The earth was eating my driveway.

Where had all the gravel gone? (Sounds like a Pete Seeger song.)

My remedy: order more.

But that’s not how it works. I couldn’t just call the rock shop and ask them to deliver plain gravel – even though I had a gravel driveway. I had to go down there and look at piles of different colored rock in different sizes and choose exactly what I wanted.

It was like viewing the Grand Canyon at sunset all chopped up into little pieces.

Soon after, a big truck arrived at my home. Hydraulic arms extended, tipping the dump box up on one end, spilling a load of ¾-inch rose aggregate in a long pile.

It took a lot of those little pieces to cover my muddy driveway. Fifteen tons, to be exact.
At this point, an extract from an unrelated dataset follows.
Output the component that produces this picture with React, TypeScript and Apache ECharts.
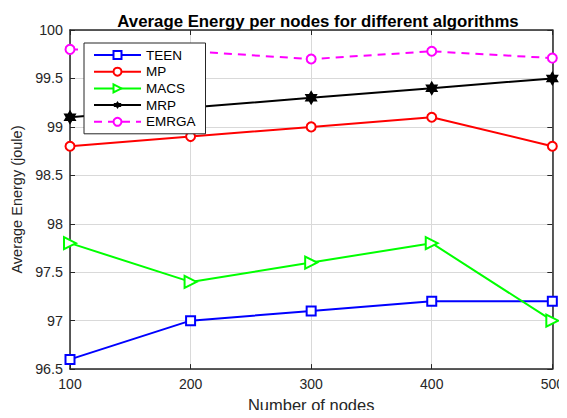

One little rock. Then another. Then a flood.

A ¾-inch piece of pinkish rock doesn’t weigh much. Dig into a pile of them with a rake, and they weigh a lot.

Like words.

I make my living with words, lining them up in just the right order and teaching workshop students to do the same. Sometimes I pass out a survey at the beginning of the class that helps me get to know people better and get a sample of how they write.

Survey questions include:

What’s your greatest weakness when it comes to writing?”

If you could travel back in time to a historical event, which would you choose?”

If you could take back one sentence you’ve spoken, what would it be?”

That question is always a gut-buster. In the anonymity of a writing course, people tend to be honest. They write from their soul, and truth leaks out through the cracks in their answers.

“I quit.”

“I’ll buy it.”

“I don’t love you.”

“I wish you were dead.”

“I will never amount to anything.”

“I can visit grandma tomorrow, she’ll still be there.”

She wasn’t.

Of all the answers to this question over the years, the most often repeated has been, “I hate you.” Sometimes these three words were directed at a spouse or a friend, often to a parent. Regardless of the recipient, they always left a festering wound, doing more harm to the speaker than to the object of their anger.

Somewhere down deep inside us, we regret hateful, misspoken words uttered in the proverbial heat of the moment. We instinctively know they carry a 15-ton weight that can break a spirit.

And we know the old adage should really say, “Sticks and stones may break my bones, but words can crush my soul.”

The wrong words can pile up and weigh a person down. But the right words can lay a strong, supportive foundation. 

Back in the driveway, I knew what was happening to the vanishing rock. The earth really was “eating” it, absorbing it the same way we absorb words that build us up and make us feel appreciated or bury us beneath a weighty hill of insignificance.

Commonplace little things, rocks and words. Choose wisely.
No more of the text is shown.